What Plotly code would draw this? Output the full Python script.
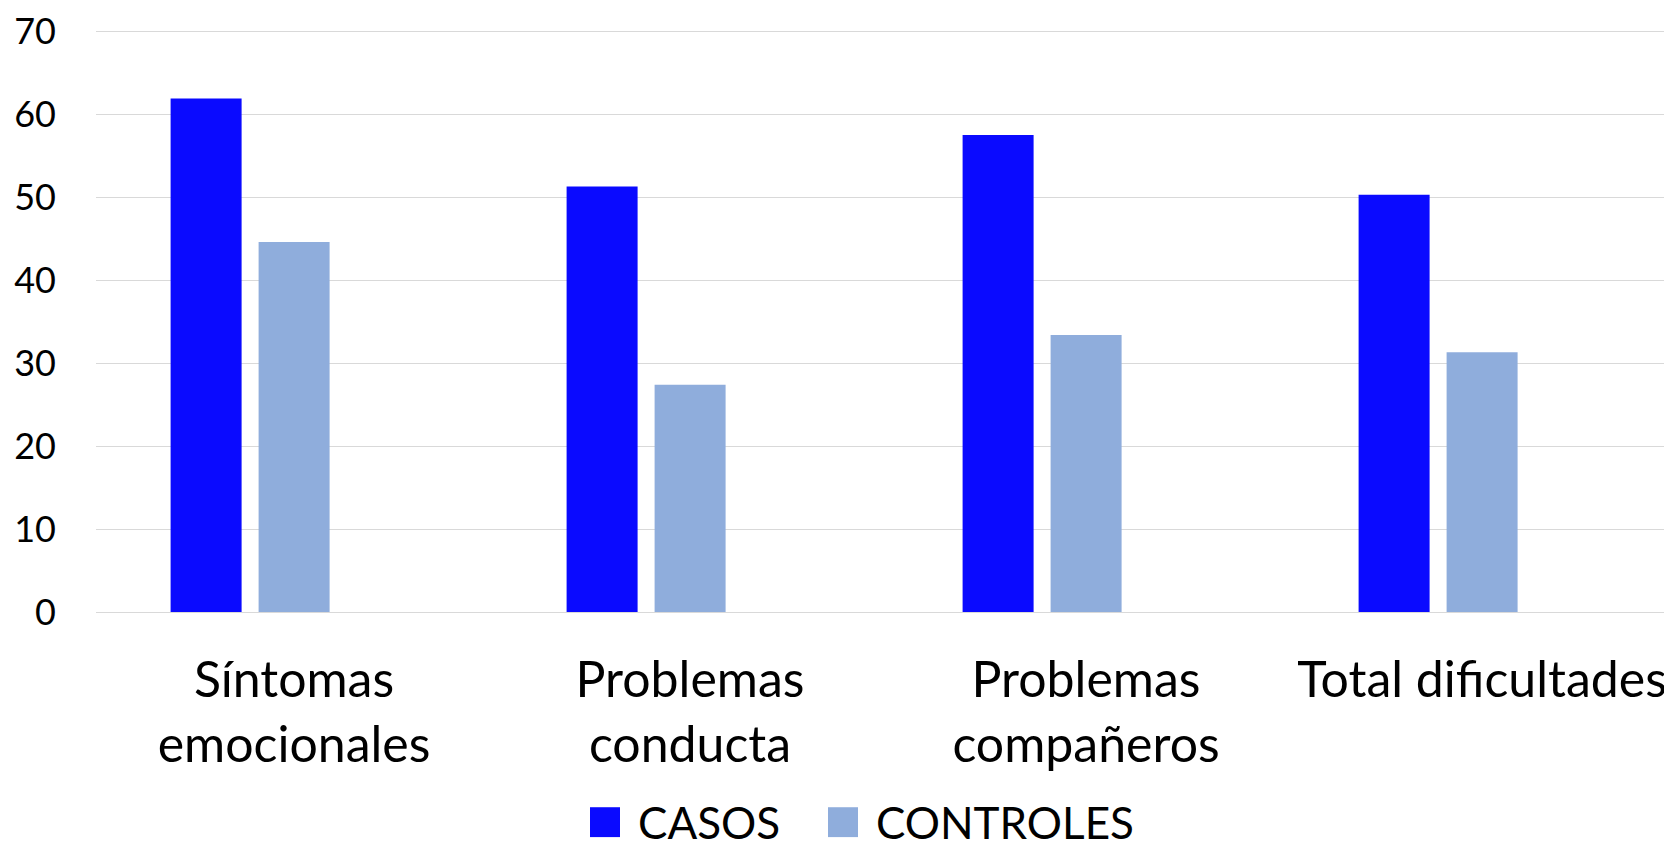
import plotly.graph_objects as go

categories = ["Síntomas<br>emocionales", "Problemas<br>conducta", "Problemas<br>compañeros", "Total dificultades"]
series_names = ["CASOS", "CONTROLES"]
casos = [61.9, 51.3, 57.5, 50.3]
controles = [44.6, 27.4, 33.4, 31.3]
y_ticks = [0, 10, 20, 30, 40, 50, 60, 70]

colors = ["#0A0AFF", "#8FADDC"]

# page is 1672x852; the page body has an 8px margin, so the figure is sized to fit inside
PAGE_W, PAGE_H = 1672, 852
BODY = 8
W, H = PAGE_W - BODY, PAGE_H - BODY

Y_MIN, Y_TOP_TICK, Y_MAX = 0, 70, 70.4
PX_ZERO, PX_TOP_TICK = 612, 29                 # page pixels of y=0 and y=70
px_per_unit = (PX_ZERO - PX_TOP_TICK) / (Y_TOP_TICK - Y_MIN)
PLOT_L = 96
PLOT_B = PX_ZERO
PLOT_T = PX_TOP_TICK - (Y_MAX - Y_TOP_TICK) * px_per_unit

L, T = PLOT_L - BODY, PLOT_T - BODY
B = PAGE_H - PLOT_B
R = 0
PW, PH = W - L - R, H - T - B

CAT_PX = 396.0
BAR_PX = 71.0
offsets_px = [-123.4, -35.4]

FONT = "Lato"

fig = go.Figure()
for name, vals, col, off in zip(series_names, [casos, controles], colors, offsets_px):
    fig.add_trace(go.Bar(
        x=list(range(len(categories))), y=vals, name=name,
        marker=dict(color=col, line=dict(width=0)),
        width=BAR_PX / CAT_PX, offset=off / CAT_PX,
        showlegend=False,
    ))

def px_x(px):
    return (px - PLOT_L) / PW

def px_y(py):
    return (PLOT_B - py) / PH

# manual legend (page pixel positions)
LEG_CY = 823
legend_items = [
    (series_names[0], colors[0], 590, 636),
    (series_names[1], colors[1], 828, 874),
]
for name, col, sq_x, tx_x in legend_items:
    fig.add_shape(type="rect", xref="paper", yref="paper",
                  x0=px_x(sq_x), x1=px_x(sq_x + 30), y0=px_y(LEG_CY + 15), y1=px_y(LEG_CY - 15),
                  fillcolor=col, line=dict(width=0))
    fig.add_annotation(text=name, xref="paper", yref="paper",
                       x=px_x(tx_x), y=px_y(LEG_CY), xanchor="left", yanchor="middle",
                       showarrow=False, font=dict(family=FONT, size=44, color="#000000"))

fig.update_layout(
    width=W, height=H,
    margin=dict(l=L, r=R, t=T, b=B, pad=0),
    paper_bgcolor="white", plot_bgcolor="white",
    barmode="overlay",
    showlegend=False,
    font=dict(family=FONT, color="#000000"),
)
fig.update_xaxes(
    tickmode="array", tickvals=list(range(len(categories))), ticktext=categories,
    range=[-0.5, -0.5 + PW / CAT_PX],
    showgrid=False, zeroline=False, showline=False,
    ticks="", tickfont=dict(family=FONT, size=50, color="#000000"),
    ticklabelstandoff=34, ticklabeloverflow="allow",
)
fig.update_yaxes(
    range=[Y_MIN, Y_MAX], tickmode="array", tickvals=y_ticks,
    showgrid=True, gridcolor="#D9D9D9", gridwidth=1.4,
    zeroline=True, zerolinecolor="#D9D9D9", zerolinewidth=1.4,
    showline=False, ticks="",
    tickfont=dict(family=FONT, size=36, color="#000000"),
    ticklabelstandoff=39, ticklabeloverflow="allow",
)

fig.write_html("out.html")
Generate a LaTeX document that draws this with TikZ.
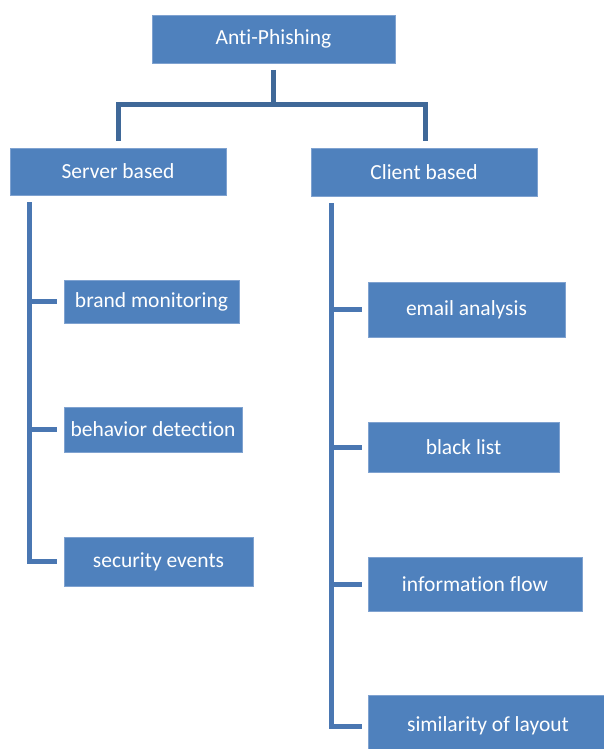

◆ ◆ ◆ ◆ ◆

* What to produce
Make an exact copy of the records above, with the pictures left out.

* Output of the task
What Plotly code would draw this? Output the full Python script.
import plotly.graph_objects as go

categories = ["Síntomas<br>emocionales", "Problemas<br>conducta", "Problemas<br>compañeros", "Total dificultades"]
series_names = ["CASOS", "CONTROLES"]
casos = [61.9, 51.3, 57.5, 50.3]
controles = [44.6, 27.4, 33.4, 31.3]
y_ticks = [0, 10, 20, 30, 40, 50, 60, 70]

colors = ["#0A0AFF", "#8FADDC"]

# page is 1672x852; the page body has an 8px margin, so the figure is sized to fit inside
PAGE_W, PAGE_H = 1672, 852
BODY = 8
W, H = PAGE_W - BODY, PAGE_H - BODY

Y_MIN, Y_TOP_TICK, Y_MAX = 0, 70, 70.4
PX_ZERO, PX_TOP_TICK = 612, 29                 # page pixels of y=0 and y=70
px_per_unit = (PX_ZERO - PX_TOP_TICK) / (Y_TOP_TICK - Y_MIN)
PLOT_L = 96
PLOT_B = PX_ZERO
PLOT_T = PX_TOP_TICK - (Y_MAX - Y_TOP_TICK) * px_per_unit

L, T = PLOT_L - BODY, PLOT_T - BODY
B = PAGE_H - PLOT_B
R = 0
PW, PH = W - L - R, H - T - B

CAT_PX = 396.0
BAR_PX = 71.0
offsets_px = [-123.4, -35.4]

FONT = "Lato"

fig = go.Figure()
for name, vals, col, off in zip(series_names, [casos, controles], colors, offsets_px):
    fig.add_trace(go.Bar(
        x=list(range(len(categories))), y=vals, name=name,
        marker=dict(color=col, line=dict(width=0)),
        width=BAR_PX / CAT_PX, offset=off / CAT_PX,
        showlegend=False,
    ))

def px_x(px):
    return (px - PLOT_L) / PW

def px_y(py):
    return (PLOT_B - py) / PH

# manual legend (page pixel positions)
LEG_CY = 823
legend_items = [
    (series_names[0], colors[0], 590, 636),
    (series_names[1], colors[1], 828, 874),
]
for name, col, sq_x, tx_x in legend_items:
    fig.add_shape(type="rect", xref="paper", yref="paper",
                  x0=px_x(sq_x), x1=px_x(sq_x + 30), y0=px_y(LEG_CY + 15), y1=px_y(LEG_CY - 15),
                  fillcolor=col, line=dict(width=0))
    fig.add_annotation(text=name, xref="paper", yref="paper",
                       x=px_x(tx_x), y=px_y(LEG_CY), xanchor="left", yanchor="middle",
                       showarrow=False, font=dict(family=FONT, size=44, color="#000000"))

fig.update_layout(
    width=W, height=H,
    margin=dict(l=L, r=R, t=T, b=B, pad=0),
    paper_bgcolor="white", plot_bgcolor="white",
    barmode="overlay",
    showlegend=False,
    font=dict(family=FONT, color="#000000"),
)
fig.update_xaxes(
    tickmode="array", tickvals=list(range(len(categories))), ticktext=categories,
    range=[-0.5, -0.5 + PW / CAT_PX],
    showgrid=False, zeroline=False, showline=False,
    ticks="", tickfont=dict(family=FONT, size=50, color="#000000"),
    ticklabelstandoff=34, ticklabeloverflow="allow",
)
fig.update_yaxes(
    range=[Y_MIN, Y_MAX], tickmode="array", tickvals=y_ticks,
    showgrid=True, gridcolor="#D9D9D9", gridwidth=1.4,
    zeroline=True, zerolinecolor="#D9D9D9", zerolinewidth=1.4,
    showline=False, ticks="",
    tickfont=dict(family=FONT, size=36, color="#000000"),
    ticklabelstandoff=39, ticklabeloverflow="allow",
)

fig.write_html("out.html")
Generate a LaTeX document that draws this with TikZ.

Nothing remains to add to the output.